The Tension Between Belief and Fact also figures into Leamas’s dealings with Soviet agents. His initial contacts border on the comical, with Ashe’s increasingly absurd stories of how he met Leamas, and Kiever’s implausible cover story of writing for foreign publications for enormous sums of money, but as Leamas moves higher up the chain of command, his handlers seem to become more forthright. Peters may use a false name, but he makes no attempt to represent himself as anything other than a Soviet intelligence officer. There is undoubtedly an element of deception to their conversation: Leamas has every incentive to tell as little as possible, whether out of a lingering loyalty to his Circus comrades or out of a desire to wrest some pride from a treasonous act. Peters, meanwhile, offers Leamas the best possible rewards for his information, in terms of money, resources for a new life, and an expeditious end to his debriefing, but whether he will keep his word is uncertain. Most importantly, Peters has to judge whether Leamas is a genuine defector. But in order to establish his bona fides, Leamas must say much that is true, and which Peters eithers knows or is able to confirm. The result resembles a chess game between grandmasters, both far too skilled for the other to attempt a bold attack on the center or the deployment of the most powerful pieces, opting instead for probes and feints which could exploit a mistake 10 or 15 moves later.

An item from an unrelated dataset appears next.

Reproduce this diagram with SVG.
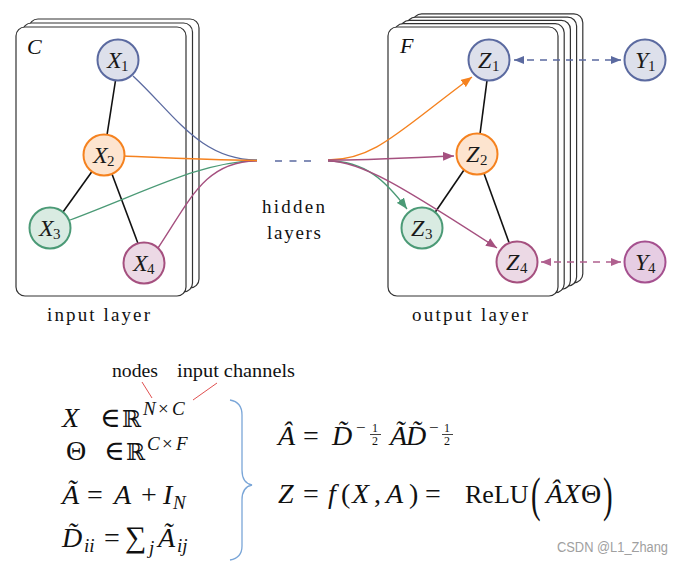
<svg xmlns="http://www.w3.org/2000/svg" width="684" height="564" viewBox="0 0 684 564">
<style>
.card{fill:#fff;stroke:#333;stroke-width:1.2}
.serif{font-family:"Liberation Serif","DejaVu Serif",serif;fill:#111}
.lbl{font-family:"Liberation Serif","DejaVu Serif",serif;font-style:italic;font-size:24px;fill:#1a1a1a}
.sub{font-style:normal;font-size:15px}
.m{font-family:"Liberation Serif","DejaVu Serif",serif;font-size:28px;fill:#111}
.i{font-style:italic}
.sup{font-size:19px}
.frac{font-size:12px}
.rr{font-size:23px}
.edge{stroke:#111;stroke-width:1.6;fill:none}
.cb{stroke:#5b6aa0;fill:none;stroke-width:1.3}
.co{stroke:#f5821f;fill:none;stroke-width:1.4}
.cg{stroke:#4b9a76;fill:none;stroke-width:1.3}
.cm{stroke:#a5507f;fill:none;stroke-width:1.4}
.nb{fill:#dde0eb;stroke:#5b6aa0;stroke-width:2}
.no{fill:#fde4cf;stroke:#f5821f;stroke-width:2}
.ng{fill:#d9ebe2;stroke:#4b9a76;stroke-width:2}
.nm{fill:#ecd9e5;stroke:#a5507f;stroke-width:2}
.ny{fill:#e6cde3;stroke:#a5508f;stroke-width:2}
.cap{font-family:"Liberation Serif","DejaVu Serif",serif;font-size:19px;fill:#111}
</style>
<defs>
<marker id="ao" markerUnits="userSpaceOnUse" markerWidth="11" markerHeight="9" refX="11" refY="4.5" orient="auto-start-reverse"><path d="M0,0 L11,4.5 L0,9 Z" fill="#f5821f"/></marker>
<marker id="am" markerUnits="userSpaceOnUse" markerWidth="11" markerHeight="9" refX="11" refY="4.5" orient="auto-start-reverse"><path d="M0,0 L11,4.5 L0,9 Z" fill="#a5507f"/></marker>
<marker id="ag" markerUnits="userSpaceOnUse" markerWidth="11" markerHeight="9" refX="11" refY="4.5" orient="auto-start-reverse"><path d="M0,0 L11,4.5 L0,9 Z" fill="#4b9a76"/></marker>
<marker id="ab" markerUnits="userSpaceOnUse" markerWidth="10" markerHeight="8" refX="10" refY="4" orient="auto-start-reverse"><path d="M0,0 L10,4 L0,8 Z" fill="#5b6aa0"/></marker>
<marker id="ap" markerUnits="userSpaceOnUse" markerWidth="10" markerHeight="8" refX="10" refY="4" orient="auto-start-reverse"><path d="M0,0 L10,4 L0,8 Z" fill="#b0608f"/></marker>
</defs>
<rect width="684" height="564" fill="#fff"/>

<g id="input-stack">
<rect class="card" x="29" y="19" width="170" height="269" rx="9"/>
<rect class="card" x="22.5" y="23" width="170" height="269" rx="9"/>
<rect class="card" x="16" y="27" width="170" height="269" rx="9"/>
<text class="serif" x="27" y="54" font-size="22" font-style="italic">C</text>
</g>
<g id="output-stack">
<rect class="card" x="412.8" y="13.8" width="170" height="269" rx="9"/>
<rect class="card" x="406.6" y="17.1" width="170" height="269" rx="9"/>
<rect class="card" x="400.4" y="20.4" width="170" height="269" rx="9"/>
<rect class="card" x="394.2" y="23.7" width="170" height="269" rx="9"/>
<rect class="card" x="388" y="27" width="170" height="269" rx="9"/>
<text class="serif" x="400" y="53" font-size="22" font-style="italic">F</text>
</g>

<g id="connectors">
<line class="edge" x1="115.5" y1="80.5" x2="107" y2="135"/>
<line class="edge" x1="92" y1="171.5" x2="63" y2="212"/>
<line class="edge" x1="112" y1="174" x2="138" y2="243.5"/>
<line class="edge" x1="487" y1="80.5" x2="480" y2="134"/>
<line class="edge" x1="464" y1="170" x2="435" y2="212.5"/>
<line class="edge" x1="484" y1="173.5" x2="509" y2="242.5"/>
<path class="cb" d="M133,76 C175,115 200,160 257,160"/>
<path class="cg" d="M70,220 C150,190 200,162 257,160.5"/>
<path class="cm" d="M158,248 C190,200 205,161 257,161"/>
<path class="co" d="M124,156 C170,158 210,160 257,160.5"/>
<line x1="275" y1="161" x2="312" y2="161" stroke="#5b6aa0" stroke-width="1.6" stroke-dasharray="7,7.5"/>
<path class="co" d="M328,160 C375,160 400,130 472,77" marker-end="url(#ao)"/>
<path class="cg" d="M328,161 C365,161 385,180 407,209" marker-end="url(#ag)"/>
<path class="cm" d="M328,161 C360,161 400,185 497,248" marker-end="url(#am)"/>
<path class="cm" d="M328,160 C380,160 420,157 454,156" marker-end="url(#am)"/>
<line x1="514" y1="60" x2="621" y2="60" stroke="#5b6aa0" stroke-width="1.4" stroke-dasharray="7,6" marker-start="url(#ab)" marker-end="url(#ab)"/>
<line x1="541" y1="262" x2="621" y2="262" stroke="#b0608f" stroke-width="1.4" stroke-dasharray="7,6" marker-start="url(#ap)" marker-end="url(#ap)"/>
</g>

<g id="X1"><circle class="nb" cx="118" cy="60" r="20.5"/><text class="lbl" x="107" y="68">X<tspan class="sub" x="121" dy="3">1</tspan></text></g>
<g id="X2"><circle class="no" cx="104" cy="155" r="20.5"/><text class="lbl" x="93" y="163">X<tspan class="sub" x="107" dy="3">2</tspan></text></g>
<g id="X3"><circle class="ng" cx="50" cy="228" r="20.5"/><text class="lbl" x="39" y="236">X<tspan class="sub" x="53" dy="3">3</tspan></text></g>
<g id="X4"><circle class="nm" cx="144" cy="263" r="20.5"/><text class="lbl" x="133" y="271">X<tspan class="sub" x="147" dy="3">4</tspan></text></g>
<g id="Z1"><circle class="nb" cx="489" cy="60" r="20.5"/><text class="lbl" x="478" y="68">Z<tspan class="sub" x="492" dy="3">1</tspan></text></g>
<g id="Z2"><circle class="no" cx="477" cy="154" r="20.5"/><text class="lbl" x="466" y="162">Z<tspan class="sub" x="480" dy="3">2</tspan></text></g>
<g id="Z3"><circle class="ng" cx="422" cy="228" r="20.5"/><text class="lbl" x="411" y="236">Z<tspan class="sub" x="425" dy="3">3</tspan></text></g>
<g id="Z4"><circle class="nm" cx="517" cy="262" r="20.5"/><text class="lbl" x="506" y="270">Z<tspan class="sub" x="520" dy="3">4</tspan></text></g>
<g id="Y1"><circle class="nb" cx="645" cy="60" r="20.5"/><text class="lbl" x="635" y="68">Y<tspan class="sub" x="648" dy="3">1</tspan></text></g>
<g id="Y4"><circle class="ny" cx="645" cy="262" r="20.5"/><text class="lbl" x="635" y="270">Y<tspan class="sub" x="648" dy="3">4</tspan></text></g>

<g id="labels">
<text class="cap" x="47" y="321" textLength="103" lengthAdjust="spacing">input layer</text>
<text class="cap" x="412" y="321" textLength="116" lengthAdjust="spacing">output layer</text>
<text class="cap" x="262" y="213" textLength="63" lengthAdjust="spacing">hidden</text>
<text class="cap" x="267" y="239" textLength="54" lengthAdjust="spacing">layers</text>
</g>

<g id="formulas-left">
<text class="serif" x="112" y="377" font-size="18" textLength="46" lengthAdjust="spacingAndGlyphs">nodes</text>
<text class="serif" x="177" y="377" font-size="18" textLength="118" lengthAdjust="spacingAndGlyphs">input channels</text>
<line x1="142" y1="382" x2="152" y2="398" stroke="#e05050" stroke-width="1"/>
<line x1="217" y1="383" x2="193" y2="400" stroke="#e05050" stroke-width="1"/>
<text class="m" y="427"><tspan class="i" x="62">X</tspan><tspan x="100">∈</tspan><tspan class="rr" x="122">ℝ</tspan></text>
<text class="m sup" y="415"><tspan class="i" x="143">N</tspan><tspan x="158">×</tspan><tspan class="i" x="172">C</tspan></text>
<text class="m" y="460"><tspan x="66">Θ</tspan><tspan x="104">∈</tspan><tspan class="rr" x="126">ℝ</tspan></text>
<text class="m sup" y="450"><tspan class="i" x="147">C</tspan><tspan x="162">×</tspan><tspan class="i" x="176">F</tspan></text>
<text class="m" y="504"><tspan class="i" x="62">Ã</tspan><tspan x="87">=</tspan><tspan class="i" x="114">A</tspan><tspan x="141">+</tspan><tspan class="i" x="163">I</tspan><tspan class="i sup" x="173" dy="5">N</tspan></text>
<text class="m" y="547"><tspan class="i" x="62">D̃</tspan><tspan class="i sup" x="84" dy="5">ii</tspan><tspan x="104" dy="-5">=</tspan><tspan x="125" style="font-size:30px">∑</tspan><tspan class="i sup" x="149" dy="7">j</tspan><tspan class="i" x="158" dy="-7">Ã</tspan><tspan class="i sup" x="177" dy="5">ij</tspan></text>
<path d="M230,400 Q242,402 242,415 L242,470 Q242,483 252,485 Q242,487 242,500 L242,546 Q242,558 230,560" fill="none" stroke="#7aa6d8" stroke-width="1.3"/>
</g>

<g id="formulas-right">
<text class="m" y="445"><tspan class="i" x="278">Â</tspan><tspan x="303">=</tspan><tspan class="i" x="332">D̃</tspan><tspan x="390" class="i">Ã</tspan><tspan class="i" x="406">D̃</tspan></text>
<text class="m" style="font-size:17px" y="433"><tspan x="356">−</tspan><tspan x="429">−</tspan></text>
<text class="m frac"><tspan x="372" y="432">1</tspan><tspan x="372" y="445">2</tspan><tspan x="444" y="432">1</tspan><tspan x="444" y="445">2</tspan></text>
<line x1="370" y1="434.5" x2="381" y2="434.5" stroke="#111" stroke-width="0.8"/>
<line x1="442" y1="434.5" x2="453" y2="434.5" stroke="#111" stroke-width="0.8"/>
<text class="m" y="503"><tspan class="i" x="278">Z</tspan><tspan x="303">=</tspan><tspan class="i" x="328">f</tspan><tspan x="341">(</tspan><tspan class="i" x="352">X</tspan><tspan x="374">,</tspan><tspan class="i" x="386">A</tspan><tspan x="409">)</tspan><tspan x="425">=</tspan><tspan x="465" style="font-size:26px">ReLU</tspan><tspan class="i" x="546">Â</tspan><tspan class="i" x="563">X</tspan><tspan x="581">Θ</tspan></text>
<text class="m" style="font-size:32px" transform="translate(531,511) scale(0.9,1.5)">(</text>
<text class="m" style="font-size:32px" transform="translate(603,511) scale(0.9,1.5)">)</text>
<text x="557" y="552" font-family="Liberation Sans, Arial, sans-serif" font-size="14" fill="#a0a0a0" textLength="111" lengthAdjust="spacingAndGlyphs">CSDN @L1_Zhang</text>
</g>
</svg>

With Fiedler, the tone of the conversation switches from a debriefing, where someone offers the information at their disposal, to an interrogation, a series of questions designed to get at the truth. In these scenes Le Carré turns his attention to Moral Equivalence in the Cold War and The Individual and the Common Good. Fiedler himself is perhaps the most forthright spy in the novel. He comes to Leamas as himself, without an ounce of pretense, and where Peters cares only for operational details, Fiedler is most concerned with why people do what they do, especially spies. He is not above deception or sacrificing innocent lives, but his actions are always grounded in his fervent dedication to socialist revolution and progress. In Fiedler’s view, deception is morally permissible when it serves the interest of the Party and its defenders. In this way, his view of intelligence work is not so different from Control’s, but unlike Control, he truly believes in his cause.
However, in the unscrupulous world of spies, such integrity can be a handicap. Fiedler’s moral conviction prevents him from understanding his adversaries, whom he assumes must be as devoted to bourgeois democracy or Christianity as he is to communism. Fiedler needs to know Leamas’s core beliefs in order to understand why he decided to defect, but Leamas is incapable of justifying his decision to Fiedler’s satisfaction, and the interrogation ends in an impasse. More seriously, Fiedler assumes his comrades share his moral convictions—a mistake that will ultimately cost him his life.